#### WHAT NEEDS TO BE DONE
Extract exactly those lines that lie between the start of the material and the line with "from matplotlib.patches import Rectangle", including both boundary lines and no others.

[Begin DATA SUPPLIED]

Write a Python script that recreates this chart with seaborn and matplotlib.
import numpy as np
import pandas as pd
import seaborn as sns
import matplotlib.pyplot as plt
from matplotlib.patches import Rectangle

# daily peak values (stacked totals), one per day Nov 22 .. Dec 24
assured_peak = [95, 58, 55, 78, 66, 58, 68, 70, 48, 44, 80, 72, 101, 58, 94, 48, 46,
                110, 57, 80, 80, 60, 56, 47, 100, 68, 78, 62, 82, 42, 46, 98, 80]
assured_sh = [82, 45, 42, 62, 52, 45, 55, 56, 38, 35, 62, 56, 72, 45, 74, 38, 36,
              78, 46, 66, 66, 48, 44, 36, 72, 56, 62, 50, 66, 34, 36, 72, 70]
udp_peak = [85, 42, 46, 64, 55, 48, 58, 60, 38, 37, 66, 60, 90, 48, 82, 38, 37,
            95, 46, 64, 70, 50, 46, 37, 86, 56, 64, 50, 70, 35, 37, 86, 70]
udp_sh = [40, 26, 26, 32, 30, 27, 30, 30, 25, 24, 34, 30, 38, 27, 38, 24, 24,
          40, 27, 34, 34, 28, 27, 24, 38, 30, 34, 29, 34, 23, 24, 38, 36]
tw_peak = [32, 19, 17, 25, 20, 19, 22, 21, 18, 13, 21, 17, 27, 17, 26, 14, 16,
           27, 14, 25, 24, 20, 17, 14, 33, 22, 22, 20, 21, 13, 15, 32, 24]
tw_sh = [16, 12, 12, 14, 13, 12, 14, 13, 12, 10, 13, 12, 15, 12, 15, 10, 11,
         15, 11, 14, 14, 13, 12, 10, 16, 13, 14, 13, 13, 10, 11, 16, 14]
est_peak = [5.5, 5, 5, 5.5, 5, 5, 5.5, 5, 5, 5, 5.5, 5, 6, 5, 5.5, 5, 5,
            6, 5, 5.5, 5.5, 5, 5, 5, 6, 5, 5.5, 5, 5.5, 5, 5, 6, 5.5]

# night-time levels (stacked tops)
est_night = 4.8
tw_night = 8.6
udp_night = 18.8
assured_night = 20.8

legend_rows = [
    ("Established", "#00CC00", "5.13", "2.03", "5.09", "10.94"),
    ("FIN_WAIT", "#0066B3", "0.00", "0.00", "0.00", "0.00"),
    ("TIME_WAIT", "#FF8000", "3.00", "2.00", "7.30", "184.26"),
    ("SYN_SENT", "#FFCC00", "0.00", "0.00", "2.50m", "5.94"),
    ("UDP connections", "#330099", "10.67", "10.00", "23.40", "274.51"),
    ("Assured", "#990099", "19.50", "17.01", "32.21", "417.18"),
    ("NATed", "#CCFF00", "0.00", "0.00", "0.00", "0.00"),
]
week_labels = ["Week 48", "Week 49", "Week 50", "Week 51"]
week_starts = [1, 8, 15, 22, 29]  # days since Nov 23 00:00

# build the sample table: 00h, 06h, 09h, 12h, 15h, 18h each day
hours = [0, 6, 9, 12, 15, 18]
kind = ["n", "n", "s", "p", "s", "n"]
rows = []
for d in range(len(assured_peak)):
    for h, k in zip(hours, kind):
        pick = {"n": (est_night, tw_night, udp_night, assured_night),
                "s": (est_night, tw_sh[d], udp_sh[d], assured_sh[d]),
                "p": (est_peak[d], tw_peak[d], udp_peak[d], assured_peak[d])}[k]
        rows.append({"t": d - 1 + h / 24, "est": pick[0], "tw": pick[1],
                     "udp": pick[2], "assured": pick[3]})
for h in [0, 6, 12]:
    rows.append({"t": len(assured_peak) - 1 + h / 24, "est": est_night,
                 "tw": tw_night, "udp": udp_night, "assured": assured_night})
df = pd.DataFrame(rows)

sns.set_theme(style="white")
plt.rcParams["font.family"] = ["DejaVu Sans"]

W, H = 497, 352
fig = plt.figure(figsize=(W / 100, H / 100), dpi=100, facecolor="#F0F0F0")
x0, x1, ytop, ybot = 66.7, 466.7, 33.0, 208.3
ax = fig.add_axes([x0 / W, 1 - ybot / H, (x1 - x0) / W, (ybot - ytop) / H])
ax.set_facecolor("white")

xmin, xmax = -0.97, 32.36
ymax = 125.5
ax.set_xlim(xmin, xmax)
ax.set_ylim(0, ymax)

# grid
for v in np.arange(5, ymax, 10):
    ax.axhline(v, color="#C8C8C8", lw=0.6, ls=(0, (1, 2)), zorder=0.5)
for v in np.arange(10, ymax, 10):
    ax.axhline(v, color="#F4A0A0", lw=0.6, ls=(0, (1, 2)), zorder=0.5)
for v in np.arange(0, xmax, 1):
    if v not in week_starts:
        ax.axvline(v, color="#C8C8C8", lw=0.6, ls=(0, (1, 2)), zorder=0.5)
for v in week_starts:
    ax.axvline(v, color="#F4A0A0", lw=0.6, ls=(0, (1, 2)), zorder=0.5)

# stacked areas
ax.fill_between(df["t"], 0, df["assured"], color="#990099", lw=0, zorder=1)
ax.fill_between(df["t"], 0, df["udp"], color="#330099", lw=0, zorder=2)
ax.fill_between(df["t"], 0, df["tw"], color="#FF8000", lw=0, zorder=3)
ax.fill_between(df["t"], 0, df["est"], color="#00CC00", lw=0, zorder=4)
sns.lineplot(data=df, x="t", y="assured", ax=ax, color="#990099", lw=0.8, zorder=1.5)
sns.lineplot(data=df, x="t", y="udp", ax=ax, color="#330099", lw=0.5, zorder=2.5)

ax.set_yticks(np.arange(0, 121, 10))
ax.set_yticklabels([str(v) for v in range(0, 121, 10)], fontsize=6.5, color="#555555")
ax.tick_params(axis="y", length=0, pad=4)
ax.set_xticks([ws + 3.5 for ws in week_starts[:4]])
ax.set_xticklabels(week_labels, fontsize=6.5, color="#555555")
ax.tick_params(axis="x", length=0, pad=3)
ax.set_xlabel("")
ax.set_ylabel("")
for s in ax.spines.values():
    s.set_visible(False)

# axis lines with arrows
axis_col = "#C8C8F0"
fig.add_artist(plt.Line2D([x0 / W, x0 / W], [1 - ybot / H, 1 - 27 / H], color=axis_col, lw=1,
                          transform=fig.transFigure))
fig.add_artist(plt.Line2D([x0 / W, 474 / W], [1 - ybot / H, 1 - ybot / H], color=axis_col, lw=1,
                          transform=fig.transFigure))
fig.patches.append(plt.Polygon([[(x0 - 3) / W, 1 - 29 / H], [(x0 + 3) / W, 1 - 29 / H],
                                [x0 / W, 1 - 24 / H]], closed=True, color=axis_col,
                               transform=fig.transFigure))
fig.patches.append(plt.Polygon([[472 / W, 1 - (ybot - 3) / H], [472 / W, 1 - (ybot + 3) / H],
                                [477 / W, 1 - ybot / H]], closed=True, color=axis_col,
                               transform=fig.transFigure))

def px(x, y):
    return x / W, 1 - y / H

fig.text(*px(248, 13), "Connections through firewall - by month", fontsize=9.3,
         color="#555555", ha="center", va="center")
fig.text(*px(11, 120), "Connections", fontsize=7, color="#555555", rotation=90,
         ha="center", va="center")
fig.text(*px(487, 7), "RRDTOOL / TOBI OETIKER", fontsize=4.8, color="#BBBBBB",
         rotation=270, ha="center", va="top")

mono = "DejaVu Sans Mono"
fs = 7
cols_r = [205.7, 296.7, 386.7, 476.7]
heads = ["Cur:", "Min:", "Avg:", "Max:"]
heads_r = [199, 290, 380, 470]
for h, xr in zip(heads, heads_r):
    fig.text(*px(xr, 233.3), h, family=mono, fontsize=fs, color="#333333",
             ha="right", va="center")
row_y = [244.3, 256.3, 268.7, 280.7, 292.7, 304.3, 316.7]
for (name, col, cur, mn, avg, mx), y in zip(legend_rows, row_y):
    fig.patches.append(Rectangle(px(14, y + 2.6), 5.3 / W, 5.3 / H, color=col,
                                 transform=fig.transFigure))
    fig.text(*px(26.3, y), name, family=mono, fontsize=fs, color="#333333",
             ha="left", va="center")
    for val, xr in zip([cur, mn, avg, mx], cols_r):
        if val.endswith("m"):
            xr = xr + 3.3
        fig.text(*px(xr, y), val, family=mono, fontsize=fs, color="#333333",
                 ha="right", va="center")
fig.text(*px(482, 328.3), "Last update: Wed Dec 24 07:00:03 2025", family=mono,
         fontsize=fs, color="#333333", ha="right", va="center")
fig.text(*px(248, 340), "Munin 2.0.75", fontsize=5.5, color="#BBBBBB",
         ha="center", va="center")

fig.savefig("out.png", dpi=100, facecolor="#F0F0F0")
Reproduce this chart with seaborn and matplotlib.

[End DATA SUPPLIED]

#### TASK OUTPUT
Write a Python script that recreates this chart with seaborn and matplotlib.
import numpy as np
import pandas as pd
import seaborn as sns
import matplotlib.pyplot as plt
from matplotlib.patches import Rectangle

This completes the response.